§ Dataset records
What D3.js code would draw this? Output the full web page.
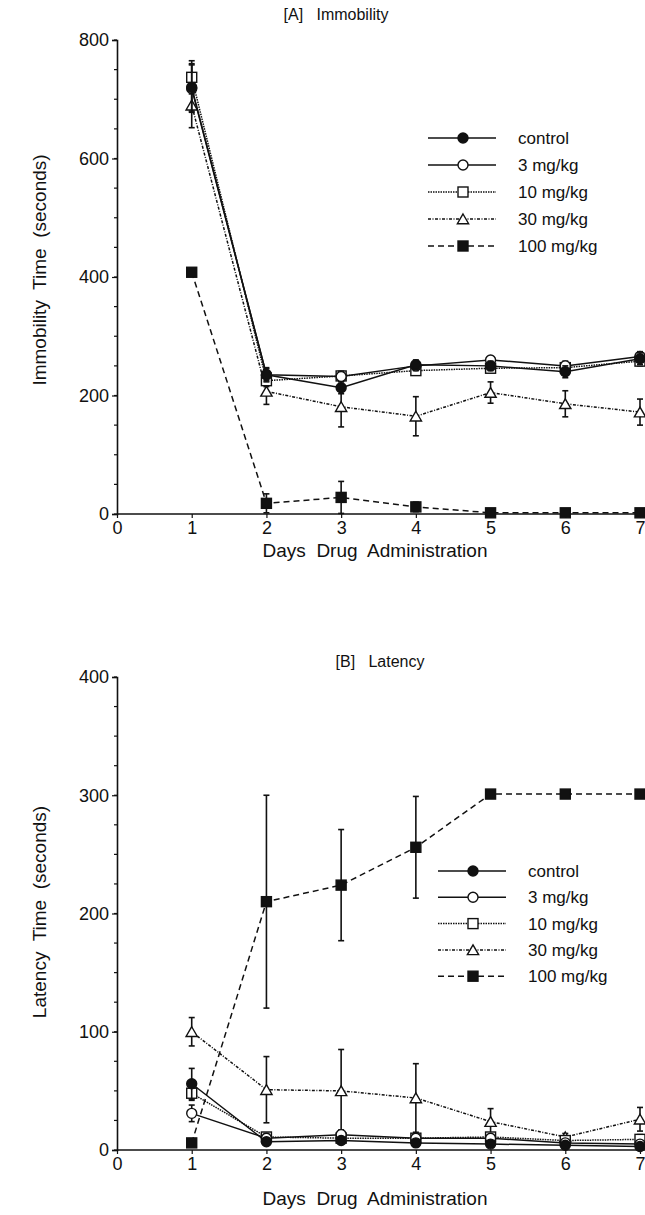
<!DOCTYPE html>
<html>
<head>
<meta charset="utf-8">
<script src="https://d3js.org/d3.v7.min.js"></script>
<style>
  body { margin: 0; background: #fff; }
  text { font-family: "Liberation Sans", Arial, Helvetica, sans-serif; fill: #111; }
</style>
</head>
<body>
<div id="chart"></div>
<script>
// ===============Data
var days = [1, 2, 3, 4, 5, 6, 7];
var groups = ["control", "3 mg/kg", "10 mg/kg", "30 mg/kg", "100 mg/kg"];

// [A] Immobility (seconds) and error bars
var immControl = [720, 235, 213, 252, 250, 240, 262];
var imm3 = [718, 235, 232, 250, 260, 250, 266];
var imm10 = [737, 225, 233, 242, 246, 247, 258];
var imm30 = [690, 207, 181, 165, 205, 186, 172];
var imm100 = [408, 18, 28, 12, 2, 2, 2];
var immErrControl = [40, 12, 10, 8, 8, 10, 10];
var immErr3 = [40, 10, 8, 8, 6, 8, 8];
var immErr10 = [28, 10, 8, 6, 6, 8, 8];
var immErr30 = [38, 22, 34, 33, 18, 22, 22];
var immErr100 = [0, 16, 27, 8, 0, 0, 0];

// [B] Latency (seconds) and error bars
var latControl = [56, 7, 8, 6, 5, 4, 3];
var lat3 = [31, 10, 13, 10, 10, 6, 5];
var lat10 = [48, 11, 10, 10, 11, 8, 9];
var lat30 = [100, 51, 50, 44, 24, 11, 26];
var lat100 = [6, 210, 224, 256, 301, 301, 301];
var latErrControl = [13, 3, 3, 3, 2, 2, 3];
var latErr3 = [7, 4, 4, 3, 3, 2, 2];
var latErr10 = [6, 3, 4, 3, 3, 2, 4];
var latErr30 = [12, 28, 35, 29, 11, 3, 10];
var latErr100 = [0, 90, 47, 43, 0, 0, 0];

var xTicks = [0, 1, 2, 3, 4, 5, 6, 7];

// ===========Styles per group
var styles = {
  "control":   { shape: "circle", fill: "#111", dash: null },
  "3 mg/kg":   { shape: "circle", fill: "#fff", dash: null },
  "10 mg/kg":  { shape: "square", fill: "#fff", dash: "1.5,1" },
  "30 mg/kg":  { shape: "triangle", fill: "#fff", dash: "3,1.5,1,1.5" },
  "100 mg/kg": { shape: "square", fill: "#111", dash: "6,4" }
};

var svg = d3.select("#chart").append("svg")
  .attr("width", 645)
  .attr("height", 1215);

function drawMarker(g, shape, fill, x, y) {
  if (shape === "circle") {
    g.append("circle").attr("cx", x).attr("cy", y).attr("r", 5)
      .attr("fill", fill).attr("stroke", "#111").attr("stroke-width", 1.4);
  } else if (shape === "square") {
    g.append("rect").attr("x", x - 5).attr("y", y - 5).attr("width", 10).attr("height", 10)
      .attr("fill", fill).attr("stroke", "#111").attr("stroke-width", 1.4);
  } else {
    var s = d3.symbol().type(d3.symbolTriangle).size(55);
    g.append("path").attr("d", s).attr("transform", `translate(${x}, ${y + 1.5})`)
      .attr("fill", fill).attr("stroke", "#111").attr("stroke-width", 1.4);
  }
}

// ==========One panel
function drawPanel(opt) {
  var x = d3.scaleLinear().domain([0, 7]).range([117, 640]);
  var y = d3.scaleLinear().domain([0, opt.yMax]).range([opt.yBottom, opt.yTop]);
  var g = svg.append("g");

  // title
  g.append("text")
    .attr("x", opt.titleX).attr("y", opt.titleY)
    .attr("text-anchor", "middle")
    .style("font-size", "16px")
    .style("white-space", "pre")
    .text(opt.title);

  // y axis with minor ticks
  var yAxis = d3.axisLeft(y).tickValues(d3.range(0, opt.yMax + 1, opt.yMax / 4))
    .tickSize(5).tickPadding(3).tickFormat(d3.format("d"));
  var yAx = g.append("g").attr("transform", "translate(117,0)").call(yAxis);
  var minor = d3.range(0, opt.yMax + 1, opt.yMax / 16);
  g.append("g").selectAll("line").data(minor).enter().append("line")
    .attr("x1", 114).attr("x2", 117)
    .attr("y1", d => y(d)).attr("y2", d => y(d))
    .attr("stroke", "#111").attr("stroke-width", 1.2);

  // x axis
  var xAxis = d3.axisBottom(x).tickValues(xTicks).tickSize(4).tickPadding(3).tickFormat(d3.format("d"));
  var xAx = g.append("g").attr("transform", `translate(0, ${opt.yBottom})`).call(xAxis);
  xAx.select(".domain").attr("d", `M117,0H645`);

  [yAx, xAx].forEach(function(a) {
    a.select(".domain").attr("stroke", "#111").attr("stroke-width", 1.6);
    a.selectAll(".tick line").attr("stroke", "#111").attr("stroke-width", 1.2);
    a.selectAll(".tick text").style("font-size", "18px").attr("fill", "#111");
  });

  // axis labels
  g.append("text")
    .attr("transform", `translate(${opt.ylabX}, ${opt.ylabY}) rotate(-90)`)
    .attr("text-anchor", "middle")
    .style("font-size", "19px")
    .style("white-space", "pre")
    .text(opt.yLabel);
  g.append("text")
    .attr("x", 375).attr("y", opt.xlabY)
    .attr("text-anchor", "middle")
    .style("font-size", "19px")
    .style("white-space", "pre")
    .text("Days  Drug  Administration");

  // series, drawn back to front
  var order = [4, 3, 2, 1, 0];
  order.forEach(function(i) {
    var name = groups[i];
    var st = styles[name];
    var vals = opt.values[i];
    var errs = opt.errors[i];
    var pts = days.map((d, j) => ({ day: d, v: vals[j], e: errs[j] }));
    var sg = g.append("g");

    // error bars
    pts.filter(p => p.e > 0).forEach(function(p) {
      var cx = x(p.day);
      sg.append("line").attr("x1", cx).attr("x2", cx)
        .attr("y1", y(p.v - p.e)).attr("y2", y(p.v + p.e))
        .attr("stroke", "#111").attr("stroke-width", 1.6);
      [p.v - p.e, p.v + p.e].forEach(function(v) {
        sg.append("line").attr("x1", cx - 3).attr("x2", cx + 3)
          .attr("y1", y(v)).attr("y2", y(v))
          .attr("stroke", "#111").attr("stroke-width", 1.6);
      });
    });

    var line = d3.line().x(p => x(p.day)).y(p => y(p.v));
    sg.append("path").datum(pts)
      .attr("d", line)
      .attr("fill", "none")
      .attr("stroke", "#111")
      .attr("stroke-width", 1.5)
      .attr("stroke-dasharray", st.dash);

    pts.forEach(function(p) {
      drawMarker(sg, st.shape, st.fill, x(p.day), y(p.v));
    });
  });

  // legend
  var lg = g.append("g");
  groups.forEach(function(name, i) {
    var st = styles[name];
    var ly = opt.legY + i * opt.legStep;
    lg.append("line")
      .attr("x1", opt.legX).attr("x2", opt.legX + 68)
      .attr("y1", ly).attr("y2", ly)
      .attr("stroke", "#111").attr("stroke-width", 1.5)
      .attr("stroke-dasharray", st.dash);
    drawMarker(lg, st.shape, st.fill, opt.legX + 35, ly);
    lg.append("text")
      .attr("x", opt.legX + 90).attr("y", ly + 6)
      .style("font-size", "17px")
      .text(name);
  });
}

drawPanel({
  title: "[A]   Immobility", titleX: 336, titleY: 20,
  yMax: 800, yTop: 40, yBottom: 514,
  yLabel: "Immobility  Time  (seconds)", ylabX: 46, ylabY: 270,
  xlabY: 557,
  values: [immControl, imm3, imm10, imm30, imm100],
  errors: [immErrControl, immErr3, immErr10, immErr30, immErr100],
  legX: 428, legY: 138, legStep: 27
});

drawPanel({
  title: "[B]   Latency", titleX: 380, titleY: 667,
  yMax: 400, yTop: 677, yBottom: 1150,
  yLabel: "Latency  Time  (seconds)", ylabX: 46, ylabY: 912,
  xlabY: 1205,
  values: [latControl, lat3, lat10, lat30, lat100],
  errors: [latErrControl, latErr3, latErr10, latErr30, latErr100],
  legX: 438, legY: 871, legStep: 26.3
});
</script>
</body>
</html>
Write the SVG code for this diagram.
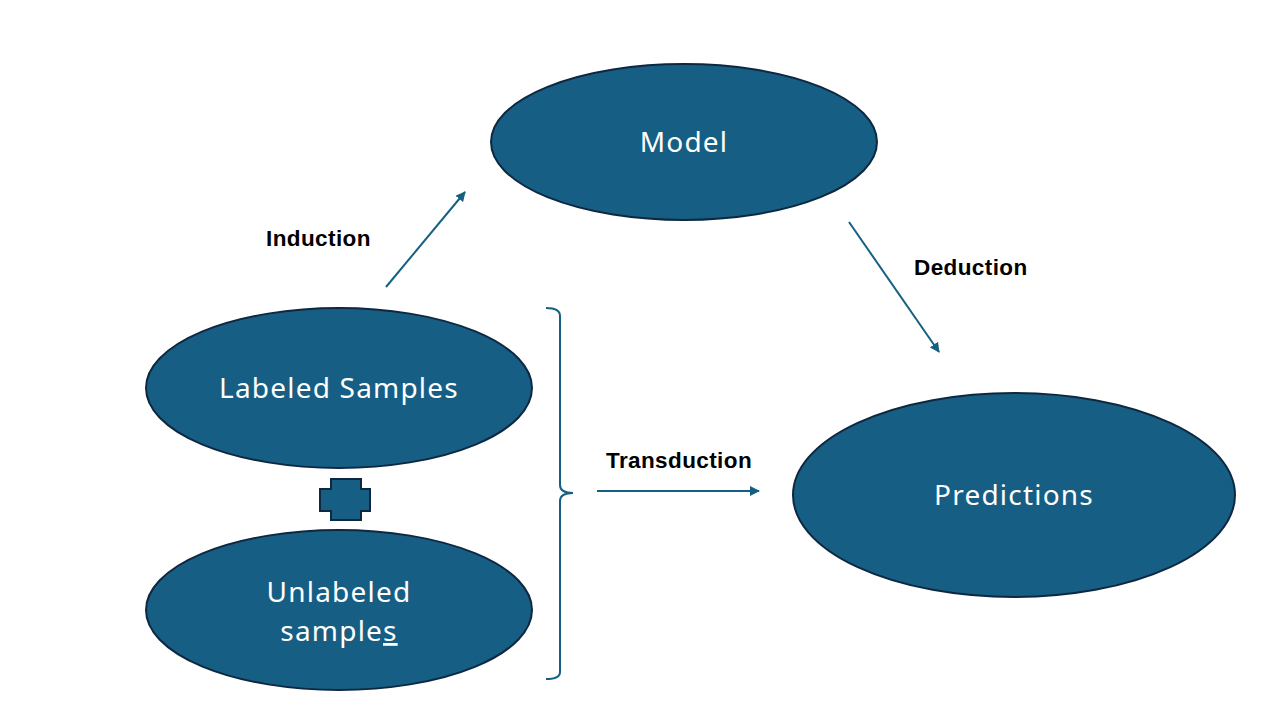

§ Problem
Skip the pictures and restate exactly the lines from the beginning of the listing to the line with "var xTicks = [0, 1, 2, 3, 4, 5, 6, 7];", that line included.

§ Answer to this task
What D3.js code would draw this? Output the full web page.
<!DOCTYPE html>
<html>
<head>
<meta charset="utf-8">
<script src="https://d3js.org/d3.v7.min.js"></script>
<style>
  body { margin: 0; background: #fff; }
  text { font-family: "Liberation Sans", Arial, Helvetica, sans-serif; fill: #111; }
</style>
</head>
<body>
<div id="chart"></div>
<script>
// ===============Data
var days = [1, 2, 3, 4, 5, 6, 7];
var groups = ["control", "3 mg/kg", "10 mg/kg", "30 mg/kg", "100 mg/kg"];

// [A] Immobility (seconds) and error bars
var immControl = [720, 235, 213, 252, 250, 240, 262];
var imm3 = [718, 235, 232, 250, 260, 250, 266];
var imm10 = [737, 225, 233, 242, 246, 247, 258];
var imm30 = [690, 207, 181, 165, 205, 186, 172];
var imm100 = [408, 18, 28, 12, 2, 2, 2];
var immErrControl = [40, 12, 10, 8, 8, 10, 10];
var immErr3 = [40, 10, 8, 8, 6, 8, 8];
var immErr10 = [28, 10, 8, 6, 6, 8, 8];
var immErr30 = [38, 22, 34, 33, 18, 22, 22];
var immErr100 = [0, 16, 27, 8, 0, 0, 0];

// [B] Latency (seconds) and error bars
var latControl = [56, 7, 8, 6, 5, 4, 3];
var lat3 = [31, 10, 13, 10, 10, 6, 5];
var lat10 = [48, 11, 10, 10, 11, 8, 9];
var lat30 = [100, 51, 50, 44, 24, 11, 26];
var lat100 = [6, 210, 224, 256, 301, 301, 301];
var latErrControl = [13, 3, 3, 3, 2, 2, 3];
var latErr3 = [7, 4, 4, 3, 3, 2, 2];
var latErr10 = [6, 3, 4, 3, 3, 2, 4];
var latErr30 = [12, 28, 35, 29, 11, 3, 10];
var latErr100 = [0, 90, 47, 43, 0, 0, 0];

var xTicks = [0, 1, 2, 3, 4, 5, 6, 7];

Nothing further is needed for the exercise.